(begin)

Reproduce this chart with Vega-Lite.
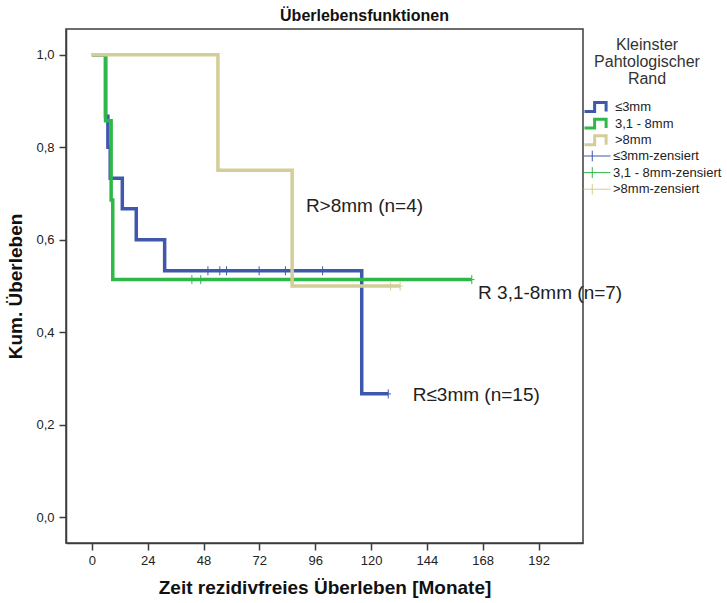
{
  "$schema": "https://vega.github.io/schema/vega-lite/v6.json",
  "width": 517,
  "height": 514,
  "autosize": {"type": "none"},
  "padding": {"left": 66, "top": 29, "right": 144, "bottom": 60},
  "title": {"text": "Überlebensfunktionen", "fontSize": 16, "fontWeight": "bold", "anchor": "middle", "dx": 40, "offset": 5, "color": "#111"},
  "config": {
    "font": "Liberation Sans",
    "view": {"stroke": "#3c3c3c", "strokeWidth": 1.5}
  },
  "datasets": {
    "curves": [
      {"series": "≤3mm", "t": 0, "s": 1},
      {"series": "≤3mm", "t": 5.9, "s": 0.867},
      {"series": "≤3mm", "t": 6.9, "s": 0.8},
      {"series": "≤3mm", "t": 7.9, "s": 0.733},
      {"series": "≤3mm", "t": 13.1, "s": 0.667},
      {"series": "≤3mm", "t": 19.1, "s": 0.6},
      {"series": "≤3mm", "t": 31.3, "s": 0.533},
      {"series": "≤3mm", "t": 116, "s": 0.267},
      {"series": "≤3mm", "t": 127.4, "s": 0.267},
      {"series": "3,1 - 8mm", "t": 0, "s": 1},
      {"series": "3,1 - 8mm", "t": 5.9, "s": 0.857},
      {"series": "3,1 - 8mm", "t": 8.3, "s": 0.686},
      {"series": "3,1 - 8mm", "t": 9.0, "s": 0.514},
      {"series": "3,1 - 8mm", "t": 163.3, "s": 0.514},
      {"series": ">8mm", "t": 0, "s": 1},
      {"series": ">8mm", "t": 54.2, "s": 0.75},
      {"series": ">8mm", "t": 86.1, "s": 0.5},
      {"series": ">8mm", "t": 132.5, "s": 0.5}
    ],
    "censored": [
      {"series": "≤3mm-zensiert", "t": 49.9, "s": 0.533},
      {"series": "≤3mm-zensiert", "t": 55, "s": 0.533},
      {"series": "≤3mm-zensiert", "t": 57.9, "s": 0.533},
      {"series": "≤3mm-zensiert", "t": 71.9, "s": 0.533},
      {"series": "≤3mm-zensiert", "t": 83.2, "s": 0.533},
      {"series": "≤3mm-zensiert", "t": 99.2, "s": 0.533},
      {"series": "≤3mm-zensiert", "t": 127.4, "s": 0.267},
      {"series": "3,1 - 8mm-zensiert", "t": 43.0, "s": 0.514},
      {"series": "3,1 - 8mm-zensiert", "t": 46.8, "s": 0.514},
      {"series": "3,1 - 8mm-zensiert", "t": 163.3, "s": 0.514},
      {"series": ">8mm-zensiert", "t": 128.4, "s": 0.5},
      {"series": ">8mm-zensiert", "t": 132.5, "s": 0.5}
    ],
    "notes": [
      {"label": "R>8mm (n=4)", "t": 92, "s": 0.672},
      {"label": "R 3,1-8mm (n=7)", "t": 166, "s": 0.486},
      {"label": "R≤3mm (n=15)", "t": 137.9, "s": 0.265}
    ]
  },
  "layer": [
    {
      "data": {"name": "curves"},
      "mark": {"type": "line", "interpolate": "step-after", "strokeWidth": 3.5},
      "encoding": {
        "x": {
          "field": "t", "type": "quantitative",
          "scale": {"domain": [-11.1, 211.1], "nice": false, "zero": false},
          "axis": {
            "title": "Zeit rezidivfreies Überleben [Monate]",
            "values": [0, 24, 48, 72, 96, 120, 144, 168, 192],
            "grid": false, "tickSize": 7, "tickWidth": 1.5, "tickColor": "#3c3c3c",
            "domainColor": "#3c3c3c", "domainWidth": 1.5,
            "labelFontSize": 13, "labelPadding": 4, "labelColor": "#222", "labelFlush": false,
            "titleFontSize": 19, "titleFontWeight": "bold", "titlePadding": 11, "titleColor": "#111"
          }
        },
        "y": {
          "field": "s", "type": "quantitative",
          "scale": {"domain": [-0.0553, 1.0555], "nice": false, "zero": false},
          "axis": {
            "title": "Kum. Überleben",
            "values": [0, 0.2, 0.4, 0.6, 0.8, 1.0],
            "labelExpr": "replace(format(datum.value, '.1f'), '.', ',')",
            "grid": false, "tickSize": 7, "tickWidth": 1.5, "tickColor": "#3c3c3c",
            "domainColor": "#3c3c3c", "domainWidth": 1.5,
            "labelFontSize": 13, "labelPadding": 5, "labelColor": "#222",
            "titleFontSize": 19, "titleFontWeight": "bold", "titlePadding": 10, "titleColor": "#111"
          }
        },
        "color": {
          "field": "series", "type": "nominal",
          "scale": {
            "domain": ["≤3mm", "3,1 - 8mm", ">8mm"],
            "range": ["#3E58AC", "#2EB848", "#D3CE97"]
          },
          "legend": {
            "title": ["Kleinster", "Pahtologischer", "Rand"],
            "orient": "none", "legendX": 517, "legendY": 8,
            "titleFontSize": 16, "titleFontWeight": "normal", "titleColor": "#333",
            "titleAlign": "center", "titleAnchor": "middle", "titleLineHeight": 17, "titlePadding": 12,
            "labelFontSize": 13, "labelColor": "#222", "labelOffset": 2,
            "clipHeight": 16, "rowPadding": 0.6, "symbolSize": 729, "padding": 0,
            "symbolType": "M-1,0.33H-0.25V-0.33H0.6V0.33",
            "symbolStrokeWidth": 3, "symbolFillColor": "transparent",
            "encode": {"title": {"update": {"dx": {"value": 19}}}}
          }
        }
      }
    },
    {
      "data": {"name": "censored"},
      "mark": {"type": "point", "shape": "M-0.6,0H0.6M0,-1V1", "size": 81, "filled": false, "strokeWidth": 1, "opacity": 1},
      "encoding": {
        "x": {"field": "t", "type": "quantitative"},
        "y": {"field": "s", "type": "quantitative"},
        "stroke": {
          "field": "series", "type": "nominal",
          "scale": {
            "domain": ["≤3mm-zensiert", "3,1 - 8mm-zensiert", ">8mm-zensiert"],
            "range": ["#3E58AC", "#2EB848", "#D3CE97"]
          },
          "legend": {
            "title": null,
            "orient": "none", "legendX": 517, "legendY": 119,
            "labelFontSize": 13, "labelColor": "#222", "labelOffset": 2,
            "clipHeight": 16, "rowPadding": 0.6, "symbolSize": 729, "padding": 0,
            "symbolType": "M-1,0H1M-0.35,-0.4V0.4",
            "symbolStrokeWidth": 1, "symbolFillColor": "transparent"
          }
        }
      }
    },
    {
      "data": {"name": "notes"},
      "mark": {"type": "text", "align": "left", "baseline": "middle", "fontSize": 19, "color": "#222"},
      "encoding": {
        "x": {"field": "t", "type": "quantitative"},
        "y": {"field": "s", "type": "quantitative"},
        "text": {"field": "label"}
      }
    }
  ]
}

(end)

The exercise
In the copy, include no pictures; restate the listing above exactly.

Expected answer
Reproduce this chart with Vega-Lite.
{
  "$schema": "https://vega.github.io/schema/vega-lite/v6.json",
  "width": 517,
  "height": 514,
  "autosize": {"type": "none"},
  "padding": {"left": 66, "top": 29, "right": 144, "bottom": 60},
  "title": {"text": "Überlebensfunktionen", "fontSize": 16, "fontWeight": "bold", "anchor": "middle", "dx": 40, "offset": 5, "color": "#111"},
  "config": {
    "font": "Liberation Sans",
    "view": {"stroke": "#3c3c3c", "strokeWidth": 1.5}
  },
  "datasets": {
    "curves": [
      {"series": "≤3mm", "t": 0, "s": 1},
      {"series": "≤3mm", "t": 5.9, "s": 0.867},
      {"series": "≤3mm", "t": 6.9, "s": 0.8},
      {"series": "≤3mm", "t": 7.9, "s": 0.733},
      {"series": "≤3mm", "t": 13.1, "s": 0.667},
      {"series": "≤3mm", "t": 19.1, "s": 0.6},
      {"series": "≤3mm", "t": 31.3, "s": 0.533},
      {"series": "≤3mm", "t": 116, "s": 0.267},
      {"series": "≤3mm", "t": 127.4, "s": 0.267},
      {"series": "3,1 - 8mm", "t": 0, "s": 1},
      {"series": "3,1 - 8mm", "t": 5.9, "s": 0.857},
      {"series": "3,1 - 8mm", "t": 8.3, "s": 0.686},
      {"series": "3,1 - 8mm", "t": 9.0, "s": 0.514},
      {"series": "3,1 - 8mm", "t": 163.3, "s": 0.514},
      {"series": ">8mm", "t": 0, "s": 1},
      {"series": ">8mm", "t": 54.2, "s": 0.75},
      {"series": ">8mm", "t": 86.1, "s": 0.5},
      {"series": ">8mm", "t": 132.5, "s": 0.5}
    ],
    "censored": [
      {"series": "≤3mm-zensiert", "t": 49.9, "s": 0.533},
      {"series": "≤3mm-zensiert", "t": 55, "s": 0.533},
      {"series": "≤3mm-zensiert", "t": 57.9, "s": 0.533},
      {"series": "≤3mm-zensiert", "t": 71.9, "s": 0.533},
      {"series": "≤3mm-zensiert", "t": 83.2, "s": 0.533},
      {"series": "≤3mm-zensiert", "t": 99.2, "s": 0.533},
      {"series": "≤3mm-zensiert", "t": 127.4, "s": 0.267},
      {"series": "3,1 - 8mm-zensiert", "t": 43.0, "s": 0.514},
      {"series": "3,1 - 8mm-zensiert", "t": 46.8, "s": 0.514},
      {"series": "3,1 - 8mm-zensiert", "t": 163.3, "s": 0.514},
      {"series": ">8mm-zensiert", "t": 128.4, "s": 0.5},
      {"series": ">8mm-zensiert", "t": 132.5, "s": 0.5}
    ],
    "notes": [
      {"label": "R>8mm (n=4)", "t": 92, "s": 0.672},
      {"label": "R 3,1-8mm (n=7)", "t": 166, "s": 0.486},
      {"label": "R≤3mm (n=15)", "t": 137.9, "s": 0.265}
    ]
  },
  "layer": [
    {
      "data": {"name": "curves"},
      "mark": {"type": "line", "interpolate": "step-after", "strokeWidth": 3.5},
      "encoding": {
        "x": {
          "field": "t", "type": "quantitative",
          "scale": {"domain": [-11.1, 211.1], "nice": false, "zero": false},
          "axis": {
            "title": "Zeit rezidivfreies Überleben [Monate]",
            "values": [0, 24, 48, 72, 96, 120, 144, 168, 192],
            "grid": false, "tickSize": 7, "tickWidth": 1.5, "tickColor": "#3c3c3c",
            "domainColor": "#3c3c3c", "domainWidth": 1.5,
            "labelFontSize": 13, "labelPadding": 4, "labelColor": "#222", "labelFlush": false,
            "titleFontSize": 19, "titleFontWeight": "bold", "titlePadding": 11, "titleColor": "#111"
          }
        },
        "y": {
          "field": "s", "type": "quantitative",
          "scale": {"domain": [-0.0553, 1.0555], "nice": false, "zero": false},
          "axis": {
            "title": "Kum. Überleben",
            "values": [0, 0.2, 0.4, 0.6, 0.8, 1.0],
            "labelExpr": "replace(format(datum.value, '.1f'), '.', ',')",
            "grid": false, "tickSize": 7, "tickWidth": 1.5, "tickColor": "#3c3c3c",
            "domainColor": "#3c3c3c", "domainWidth": 1.5,
            "labelFontSize": 13, "labelPadding": 5, "labelColor": "#222",
            "titleFontSize": 19, "titleFontWeight": "bold", "titlePadding": 10, "titleColor": "#111"
          }
        },
        "color": {
          "field": "series", "type": "nominal",
          "scale": {
            "domain": ["≤3mm", "3,1 - 8mm", ">8mm"],
            "range": ["#3E58AC", "#2EB848", "#D3CE97"]
          },
          "legend": {
            "title": ["Kleinster", "Pahtologischer", "Rand"],
            "orient": "none", "legendX": 517, "legendY": 8,
            "titleFontSize": 16, "titleFontWeight": "normal", "titleColor": "#333",
            "titleAlign": "center", "titleAnchor": "middle", "titleLineHeight": 17, "titlePadding": 12,
            "labelFontSize": 13, "labelColor": "#222", "labelOffset": 2,
            "clipHeight": 16, "rowPadding": 0.6, "symbolSize": 729, "padding": 0,
            "symbolType": "M-1,0.33H-0.25V-0.33H0.6V0.33",
            "symbolStrokeWidth": 3, "symbolFillColor": "transparent",
            "encode": {"title": {"update": {"dx": {"value": 19}}}}
          }
        }
      }
    },
    {
      "data": {"name": "censored"},
      "mark": {"type": "point", "shape": "M-0.6,0H0.6M0,-1V1", "size": 81, "filled": false, "strokeWidth": 1, "opacity": 1},
      "encoding": {
        "x": {"field": "t", "type": "quantitative"},
        "y": {"field": "s", "type": "quantitative"},
        "stroke": {
          "field": "series", "type": "nominal",
          "scale": {
            "domain": ["≤3mm-zensiert", "3,1 - 8mm-zensiert", ">8mm-zensiert"],
            "range": ["#3E58AC", "#2EB848", "#D3CE97"]
          },
          "legend": {
            "title": null,
            "orient": "none", "legendX": 517, "legendY": 119,
            "labelFontSize": 13, "labelColor": "#222", "labelOffset": 2,
            "clipHeight": 16, "rowPadding": 0.6, "symbolSize": 729, "padding": 0,
            "symbolType": "M-1,0H1M-0.35,-0.4V0.4",
            "symbolStrokeWidth": 1, "symbolFillColor": "transparent"
          }
        }
      }
    },
    {
      "data": {"name": "notes"},
      "mark": {"type": "text", "align": "left", "baseline": "middle", "fontSize": 19, "color": "#222"},
      "encoding": {
        "x": {"field": "t", "type": "quantitative"},
        "y": {"field": "s", "type": "quantitative"},
        "text": {"field": "label"}
      }
    }
  ]
}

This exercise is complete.